| PROMPT |
Look through the data below and output, unchanged, every line from the one holding "What React, TypeScript" through the one holding "import * as", inclusive. Skip the pictures.

| AVAILABLE DATA |
━━━

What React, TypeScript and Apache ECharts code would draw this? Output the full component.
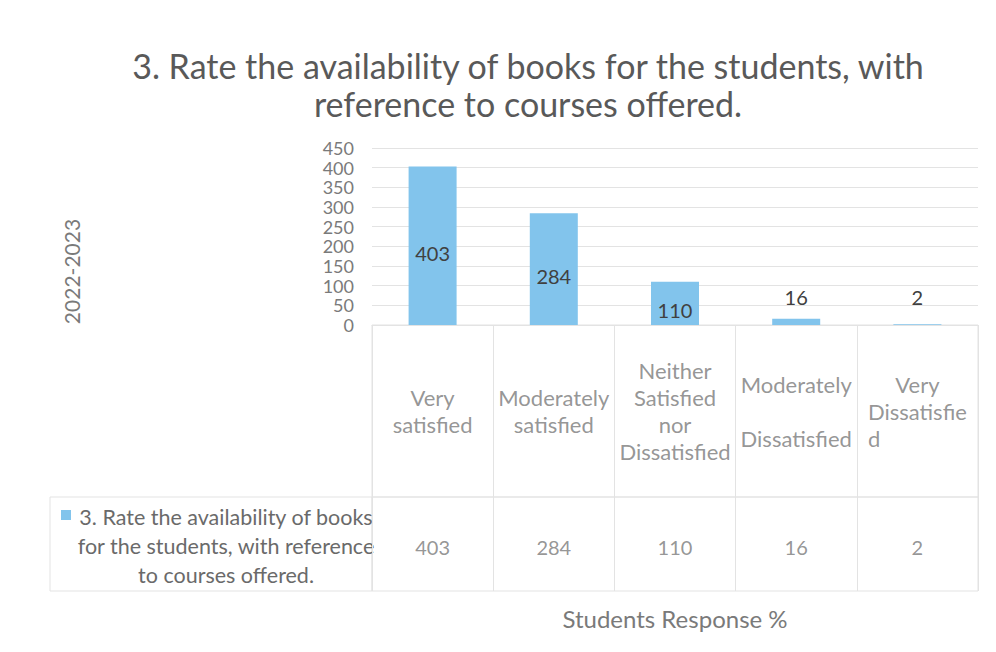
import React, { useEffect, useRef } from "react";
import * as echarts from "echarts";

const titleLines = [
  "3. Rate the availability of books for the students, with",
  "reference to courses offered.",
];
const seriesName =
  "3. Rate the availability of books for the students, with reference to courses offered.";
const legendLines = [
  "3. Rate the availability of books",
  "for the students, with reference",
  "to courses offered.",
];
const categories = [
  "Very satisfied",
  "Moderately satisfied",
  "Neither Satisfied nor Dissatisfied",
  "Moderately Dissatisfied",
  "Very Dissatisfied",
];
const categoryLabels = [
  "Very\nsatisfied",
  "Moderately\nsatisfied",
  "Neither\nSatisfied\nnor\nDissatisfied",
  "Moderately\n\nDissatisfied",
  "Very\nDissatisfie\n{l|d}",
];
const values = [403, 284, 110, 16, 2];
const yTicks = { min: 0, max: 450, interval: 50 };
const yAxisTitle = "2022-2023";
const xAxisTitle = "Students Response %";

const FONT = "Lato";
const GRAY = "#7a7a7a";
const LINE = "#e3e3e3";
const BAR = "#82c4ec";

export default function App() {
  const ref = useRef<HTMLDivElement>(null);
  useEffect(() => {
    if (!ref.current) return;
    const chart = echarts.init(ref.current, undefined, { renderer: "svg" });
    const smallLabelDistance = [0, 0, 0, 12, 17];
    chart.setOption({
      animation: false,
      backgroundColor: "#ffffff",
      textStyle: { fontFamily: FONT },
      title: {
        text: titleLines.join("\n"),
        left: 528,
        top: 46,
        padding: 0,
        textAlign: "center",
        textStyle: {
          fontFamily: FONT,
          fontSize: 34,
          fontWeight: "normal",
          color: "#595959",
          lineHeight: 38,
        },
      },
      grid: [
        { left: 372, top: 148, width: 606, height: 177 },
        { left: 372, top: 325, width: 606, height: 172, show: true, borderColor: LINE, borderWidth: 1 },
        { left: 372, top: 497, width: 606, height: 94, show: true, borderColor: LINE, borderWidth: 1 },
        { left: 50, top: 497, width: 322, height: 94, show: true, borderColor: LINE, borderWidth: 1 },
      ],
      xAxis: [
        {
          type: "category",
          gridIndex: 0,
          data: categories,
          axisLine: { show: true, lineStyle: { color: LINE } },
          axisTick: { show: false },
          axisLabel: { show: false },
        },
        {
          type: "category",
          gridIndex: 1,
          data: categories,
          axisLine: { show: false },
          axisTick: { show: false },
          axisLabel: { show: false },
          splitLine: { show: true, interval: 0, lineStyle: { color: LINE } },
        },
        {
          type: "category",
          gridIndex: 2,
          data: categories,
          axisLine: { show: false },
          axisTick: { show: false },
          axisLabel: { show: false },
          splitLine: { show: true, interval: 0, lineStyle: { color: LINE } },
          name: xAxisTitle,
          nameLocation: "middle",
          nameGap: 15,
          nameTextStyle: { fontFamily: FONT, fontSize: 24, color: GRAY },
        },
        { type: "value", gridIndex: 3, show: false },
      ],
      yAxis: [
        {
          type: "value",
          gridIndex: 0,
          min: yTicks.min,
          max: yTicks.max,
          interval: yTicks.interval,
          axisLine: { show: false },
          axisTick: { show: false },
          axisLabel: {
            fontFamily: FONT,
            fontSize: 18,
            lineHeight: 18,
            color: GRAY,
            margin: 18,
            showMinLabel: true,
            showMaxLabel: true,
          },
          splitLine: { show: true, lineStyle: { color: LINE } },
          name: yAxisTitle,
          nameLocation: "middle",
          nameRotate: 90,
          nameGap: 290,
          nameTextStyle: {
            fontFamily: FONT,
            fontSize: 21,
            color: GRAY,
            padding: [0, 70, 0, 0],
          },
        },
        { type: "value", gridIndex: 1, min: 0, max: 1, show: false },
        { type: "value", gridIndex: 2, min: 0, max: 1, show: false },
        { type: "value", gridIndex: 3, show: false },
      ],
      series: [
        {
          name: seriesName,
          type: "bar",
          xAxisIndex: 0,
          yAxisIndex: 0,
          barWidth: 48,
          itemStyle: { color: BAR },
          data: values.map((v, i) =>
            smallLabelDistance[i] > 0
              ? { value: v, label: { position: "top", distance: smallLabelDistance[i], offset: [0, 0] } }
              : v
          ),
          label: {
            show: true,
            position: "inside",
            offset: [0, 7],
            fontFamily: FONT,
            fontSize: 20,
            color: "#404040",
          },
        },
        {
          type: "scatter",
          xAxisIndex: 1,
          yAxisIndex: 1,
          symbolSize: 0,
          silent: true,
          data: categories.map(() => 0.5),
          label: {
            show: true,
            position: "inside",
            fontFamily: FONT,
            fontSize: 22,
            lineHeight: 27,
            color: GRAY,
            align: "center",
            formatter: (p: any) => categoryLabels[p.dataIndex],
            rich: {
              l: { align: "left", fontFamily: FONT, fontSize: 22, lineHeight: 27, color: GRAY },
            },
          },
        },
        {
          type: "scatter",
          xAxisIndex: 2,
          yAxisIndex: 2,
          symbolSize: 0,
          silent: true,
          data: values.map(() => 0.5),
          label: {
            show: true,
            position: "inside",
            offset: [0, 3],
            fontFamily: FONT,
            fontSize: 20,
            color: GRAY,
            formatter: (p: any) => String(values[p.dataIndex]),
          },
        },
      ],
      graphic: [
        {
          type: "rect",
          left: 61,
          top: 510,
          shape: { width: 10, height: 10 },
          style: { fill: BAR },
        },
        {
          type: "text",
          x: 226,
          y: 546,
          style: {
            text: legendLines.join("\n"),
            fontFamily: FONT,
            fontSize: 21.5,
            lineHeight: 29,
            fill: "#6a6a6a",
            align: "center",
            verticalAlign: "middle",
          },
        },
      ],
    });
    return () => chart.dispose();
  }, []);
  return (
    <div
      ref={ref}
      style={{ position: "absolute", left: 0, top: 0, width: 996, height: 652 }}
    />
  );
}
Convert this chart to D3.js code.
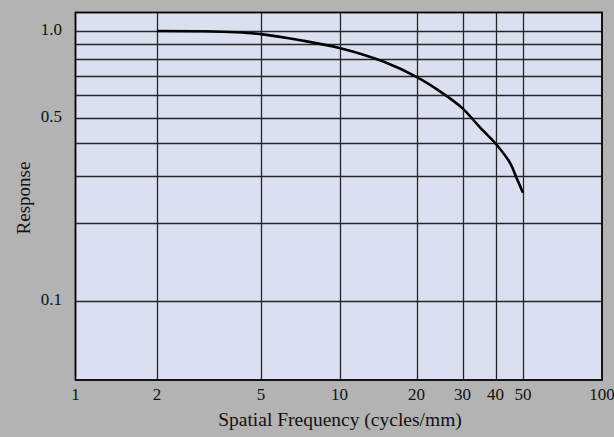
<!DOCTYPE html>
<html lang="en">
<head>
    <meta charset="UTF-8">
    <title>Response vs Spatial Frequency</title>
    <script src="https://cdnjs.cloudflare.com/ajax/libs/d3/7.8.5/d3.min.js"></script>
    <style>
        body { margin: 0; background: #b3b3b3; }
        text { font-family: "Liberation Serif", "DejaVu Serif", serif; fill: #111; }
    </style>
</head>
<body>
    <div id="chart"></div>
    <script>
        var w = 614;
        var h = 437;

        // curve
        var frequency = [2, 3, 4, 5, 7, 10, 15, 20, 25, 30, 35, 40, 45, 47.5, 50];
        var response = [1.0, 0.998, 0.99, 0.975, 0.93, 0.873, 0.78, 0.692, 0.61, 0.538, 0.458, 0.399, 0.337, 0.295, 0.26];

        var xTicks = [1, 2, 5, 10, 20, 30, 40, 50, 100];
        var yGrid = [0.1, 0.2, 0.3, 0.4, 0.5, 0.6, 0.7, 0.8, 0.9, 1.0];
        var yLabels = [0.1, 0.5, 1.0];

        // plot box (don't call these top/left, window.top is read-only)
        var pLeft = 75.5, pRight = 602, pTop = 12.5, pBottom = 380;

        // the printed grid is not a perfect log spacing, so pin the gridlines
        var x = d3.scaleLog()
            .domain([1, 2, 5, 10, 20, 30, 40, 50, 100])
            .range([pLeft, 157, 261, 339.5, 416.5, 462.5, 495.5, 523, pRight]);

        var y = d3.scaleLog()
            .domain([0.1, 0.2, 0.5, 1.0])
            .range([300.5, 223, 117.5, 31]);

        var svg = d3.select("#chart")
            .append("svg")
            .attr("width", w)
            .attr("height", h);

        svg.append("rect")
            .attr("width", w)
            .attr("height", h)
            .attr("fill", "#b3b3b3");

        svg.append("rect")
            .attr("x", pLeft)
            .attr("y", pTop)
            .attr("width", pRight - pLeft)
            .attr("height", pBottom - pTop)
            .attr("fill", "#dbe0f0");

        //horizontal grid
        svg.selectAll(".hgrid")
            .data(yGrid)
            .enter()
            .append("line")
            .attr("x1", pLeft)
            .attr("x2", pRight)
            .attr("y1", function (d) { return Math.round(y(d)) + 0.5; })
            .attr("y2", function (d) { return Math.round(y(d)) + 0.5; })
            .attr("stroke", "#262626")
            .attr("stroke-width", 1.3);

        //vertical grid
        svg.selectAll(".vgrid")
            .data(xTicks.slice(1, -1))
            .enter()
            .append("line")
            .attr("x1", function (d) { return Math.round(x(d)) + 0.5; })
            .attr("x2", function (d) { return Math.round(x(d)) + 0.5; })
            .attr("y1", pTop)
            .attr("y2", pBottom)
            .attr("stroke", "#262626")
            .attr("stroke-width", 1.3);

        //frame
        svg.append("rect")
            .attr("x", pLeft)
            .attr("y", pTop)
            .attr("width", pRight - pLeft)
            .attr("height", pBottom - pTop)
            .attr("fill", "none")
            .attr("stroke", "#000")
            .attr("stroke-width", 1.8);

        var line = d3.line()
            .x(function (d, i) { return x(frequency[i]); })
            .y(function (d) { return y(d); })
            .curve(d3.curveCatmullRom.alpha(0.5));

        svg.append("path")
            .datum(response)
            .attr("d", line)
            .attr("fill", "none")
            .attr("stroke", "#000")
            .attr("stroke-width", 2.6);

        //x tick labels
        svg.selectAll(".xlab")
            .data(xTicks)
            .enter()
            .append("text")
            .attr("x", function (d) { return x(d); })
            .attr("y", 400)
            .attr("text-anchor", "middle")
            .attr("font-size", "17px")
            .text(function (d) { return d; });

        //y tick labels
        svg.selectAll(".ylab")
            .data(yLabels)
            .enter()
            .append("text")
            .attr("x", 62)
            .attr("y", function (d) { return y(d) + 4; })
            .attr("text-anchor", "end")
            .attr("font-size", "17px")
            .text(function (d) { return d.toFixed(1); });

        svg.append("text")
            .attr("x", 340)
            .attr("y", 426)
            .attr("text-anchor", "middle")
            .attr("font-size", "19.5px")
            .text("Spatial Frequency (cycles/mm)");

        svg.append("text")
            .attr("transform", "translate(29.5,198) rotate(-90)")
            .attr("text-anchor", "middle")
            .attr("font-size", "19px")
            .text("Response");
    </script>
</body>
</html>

━━━

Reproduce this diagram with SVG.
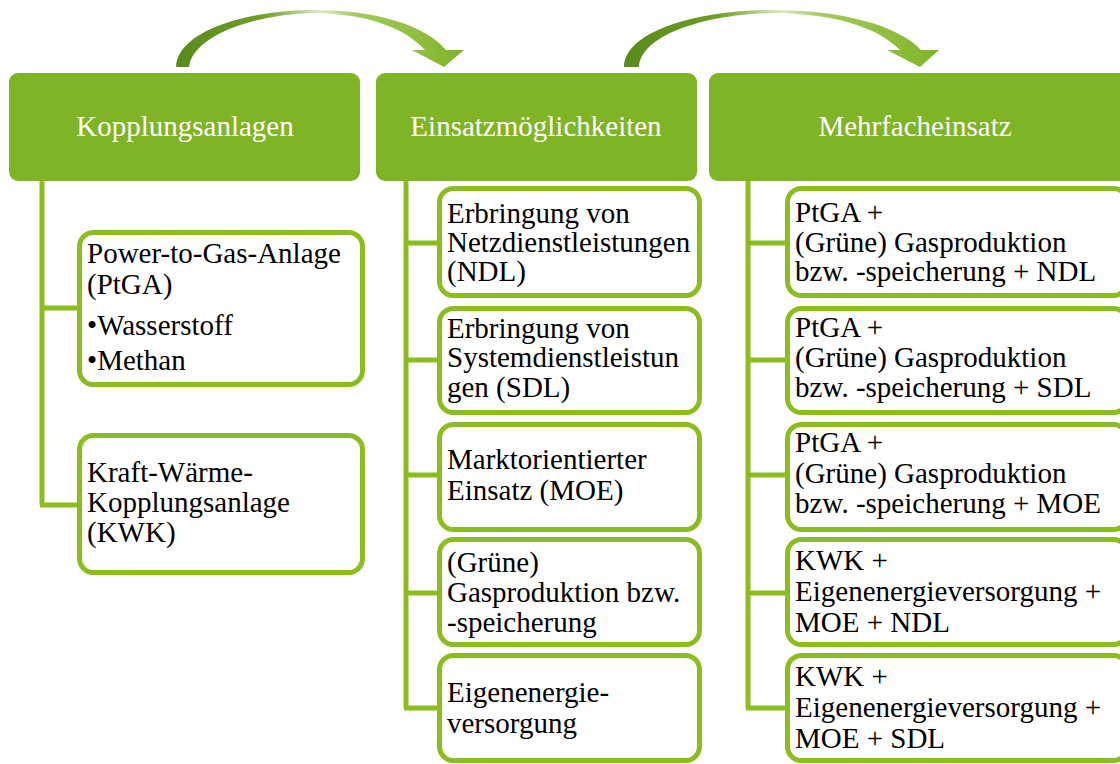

━━━

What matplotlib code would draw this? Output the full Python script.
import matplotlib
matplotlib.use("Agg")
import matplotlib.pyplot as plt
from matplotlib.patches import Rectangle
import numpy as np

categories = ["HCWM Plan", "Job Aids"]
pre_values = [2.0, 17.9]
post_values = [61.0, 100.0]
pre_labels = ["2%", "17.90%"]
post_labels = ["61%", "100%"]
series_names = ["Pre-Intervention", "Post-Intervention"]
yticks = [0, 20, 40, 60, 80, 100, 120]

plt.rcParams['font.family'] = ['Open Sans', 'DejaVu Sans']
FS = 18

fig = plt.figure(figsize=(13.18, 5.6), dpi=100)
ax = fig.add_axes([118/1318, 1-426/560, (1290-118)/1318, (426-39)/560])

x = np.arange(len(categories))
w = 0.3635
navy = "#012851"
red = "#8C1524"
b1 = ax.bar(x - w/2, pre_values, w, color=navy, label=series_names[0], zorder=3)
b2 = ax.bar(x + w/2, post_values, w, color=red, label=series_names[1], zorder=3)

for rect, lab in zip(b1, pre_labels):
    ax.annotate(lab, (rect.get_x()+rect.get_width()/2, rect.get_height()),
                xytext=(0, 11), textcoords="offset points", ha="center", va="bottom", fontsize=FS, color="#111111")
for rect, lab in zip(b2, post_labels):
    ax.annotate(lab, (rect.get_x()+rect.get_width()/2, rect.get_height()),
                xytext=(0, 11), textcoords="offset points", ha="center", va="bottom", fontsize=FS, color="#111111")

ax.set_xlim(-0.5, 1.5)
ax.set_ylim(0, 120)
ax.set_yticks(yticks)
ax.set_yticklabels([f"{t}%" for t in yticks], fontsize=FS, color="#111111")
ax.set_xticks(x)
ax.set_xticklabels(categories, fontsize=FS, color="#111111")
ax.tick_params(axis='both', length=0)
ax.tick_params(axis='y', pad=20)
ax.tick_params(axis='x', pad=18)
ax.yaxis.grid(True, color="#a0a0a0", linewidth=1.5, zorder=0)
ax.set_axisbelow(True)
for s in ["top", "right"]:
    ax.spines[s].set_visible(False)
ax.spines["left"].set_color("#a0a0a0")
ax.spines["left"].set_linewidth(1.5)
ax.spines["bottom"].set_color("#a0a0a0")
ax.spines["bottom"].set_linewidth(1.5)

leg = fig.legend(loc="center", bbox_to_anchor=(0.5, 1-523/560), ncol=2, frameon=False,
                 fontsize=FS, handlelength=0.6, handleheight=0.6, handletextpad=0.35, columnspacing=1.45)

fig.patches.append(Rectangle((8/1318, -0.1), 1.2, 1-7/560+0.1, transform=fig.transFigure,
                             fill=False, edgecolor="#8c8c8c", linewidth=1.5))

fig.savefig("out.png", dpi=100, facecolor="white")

━━━

| WRITTEN ANSWER |
What React, TypeScript and Apache ECharts code would draw this? Output the full component.
import React, { useEffect, useRef } from "react";
import * as echarts from "echarts";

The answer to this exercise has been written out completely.